Where: Air Canada Centre, Toronto
When: March 8 2010
Singer/guitarist Matt Bellamy’s recent fixation on teddy bears (as seen dominating the video for “Uprising”) came full head on this Toronto night as Muse played an interlude of “Teddy Bear’s Picnic” to a sold out Air Canada Centre. That’s what the English three piece do best – spinning the juvenile, absurd and over-the-top into epic rock compositions.
An electronic melody enticed the crowd as three towers screened bodies climbing stairs and subsequently falling down like lemmings off a cliff. An explosion of bass and the curtains dropped from the towers revealing Muse standing on top of them playing “Uprising”, the first track off The Resistance. They remained standing high on their towers for the eponymous song from the album before the pillars descended into the stage for “New Born” which featured a slower tempo and fuzzier distortion in its guitar parts. That, along with “Feeling Good” was as far back as they went into their catalogue since this was part of a tour promoting their latest album.
Microphones dotted the circumference of the stage and Dominic Howard’s revolving drum set allowed everybody in the arena to get a full frontal view of his talent. The towers ascended for select songs, such as the Queen-sized piano epic “United States of Eurasia”, displaying pictures of world leaders intermitted with clips of mutually assured destruction. It was an effective way to bring the band’s paranoia and conspiracy theories to life in a live setting.
Instrumental breaks prevented anybody from grabbing another beer or going to the bathroom. These ranged from unnamed rock jams to a cover of Led Zeppelin’s “Whole Lotta Love”. The best of these was the inclusion of the “Interlude” featured on Absolution, before they launched into “Hysteria”. A transition that hasn’t often been included in previous live sets.

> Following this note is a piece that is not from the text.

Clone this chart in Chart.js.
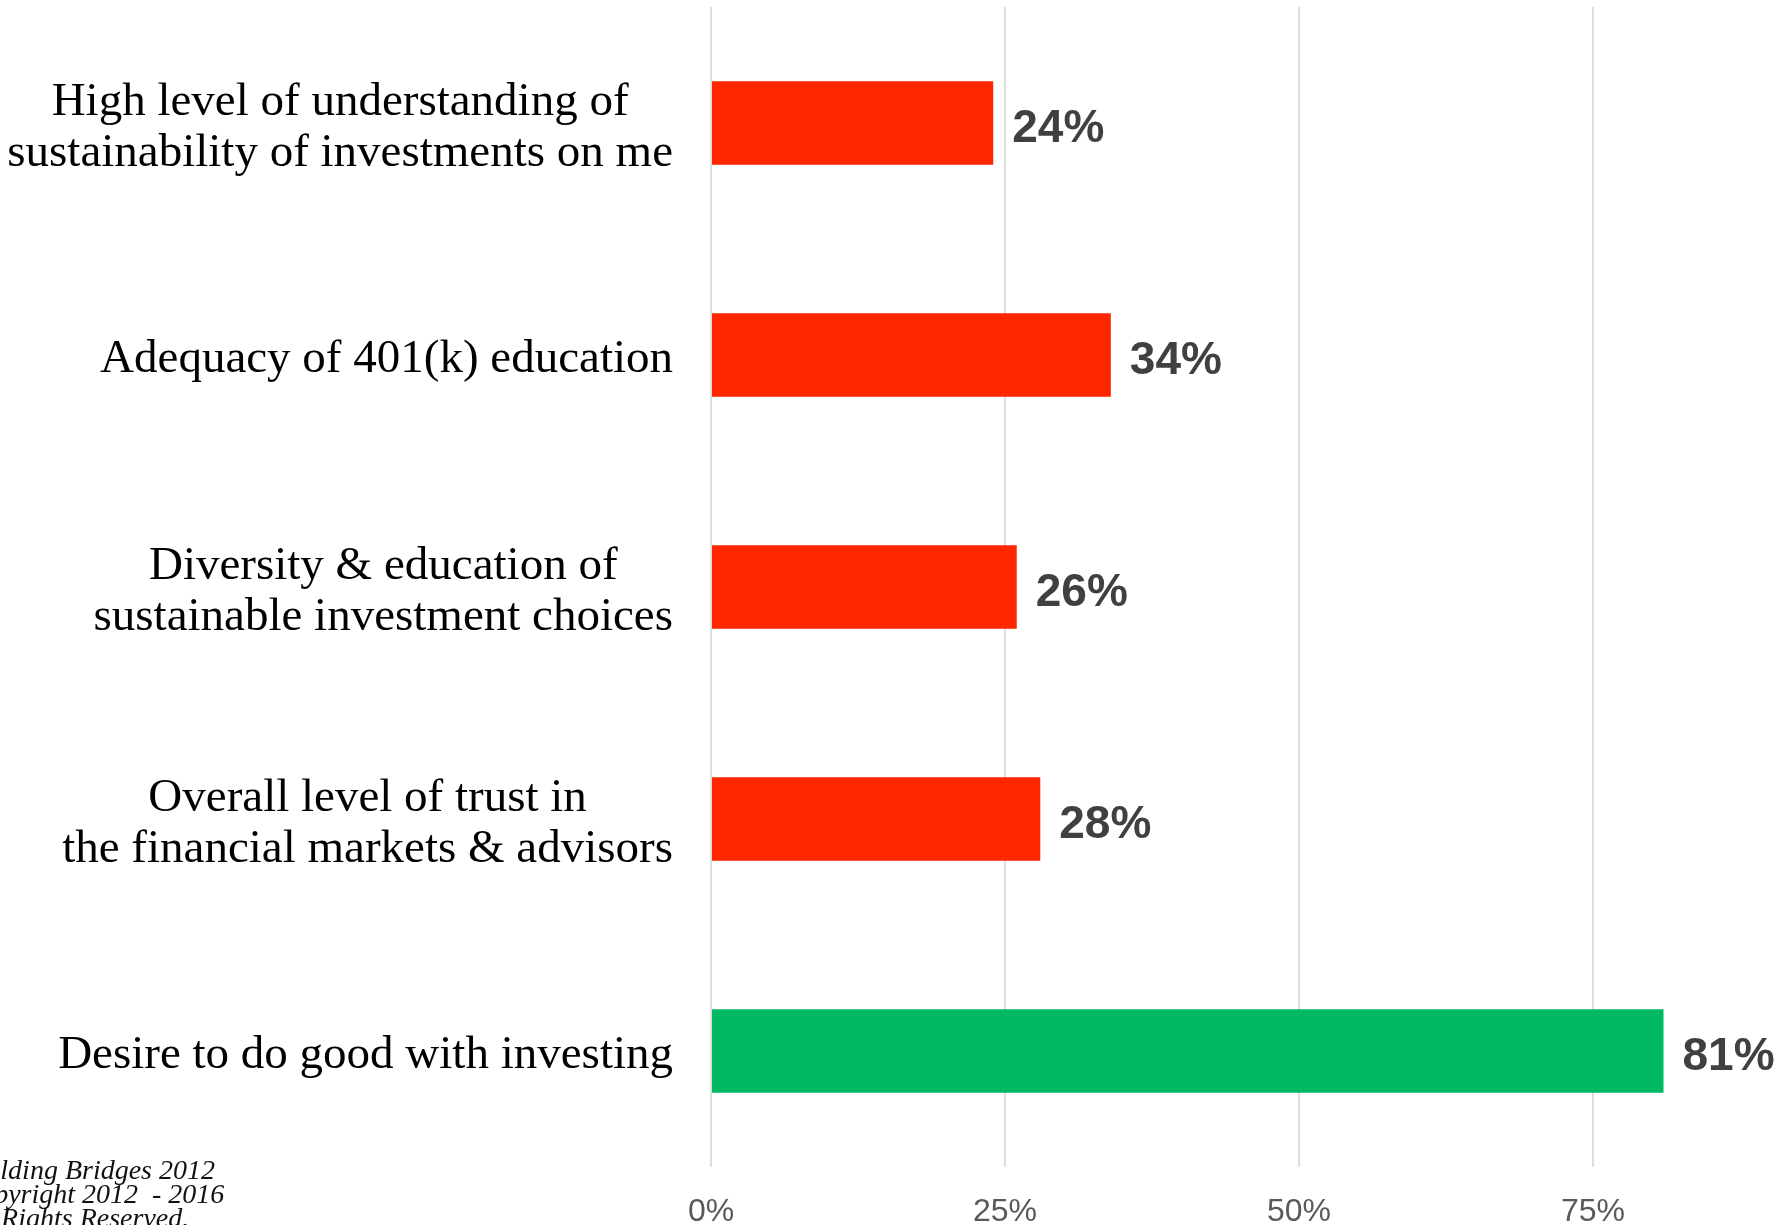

It was the songs from 2006’s Black Holes And Revelations that garnered the most attention. Everybody participated in the handclaps of “Starlight”. During this, giant eyeball balloons drifted from the rafters acting as creepy beach balls bouncing through the crowd. And say what you will about the inclusion of “Supermassive Black Hole” on the Twilight soundtrack, but it is still one of their most funky and memorable songs. It comes off even better live with an extended solo that teases an individual’s senses.
After closing the set with the near-metal “Unnatural Selection”, an eerie mood was set with the first part of Exogenesis: Symphony which was later counterbalanced by the headbanging “Stockholm Syndrome”. The night ended with the towers tele-prompting “No one’s going to take me alive” and bystanders fist-pumping to the artistic number “Knights Of Cydonia”.
It’s been interesting to see the evolution of this band as in 2004, Muse tried to break America by playing free club shows across the country. While still rocking out, the persona of the band remained a little reserved. Their status has escalated from small venues to amphitheaters to festivals that make them appear as what they seem like on the other side of the ocean: arena rock gods.
The reservations apparent six years ago do not apply anymore as Bellamy used all parts of the stage and experimented with crazy distortion and reverb. He even managed to throw in a power slide or two. Howard has mastered the art of playing drums while spinning in a circle and Chris Wolstenholme could make some worry that his head will fall off with the way it rolls with his bass lines.
With their massive live shows and growing fan base including tweens, rockers and casual listeners, Muse should face no resistance in taking over the world.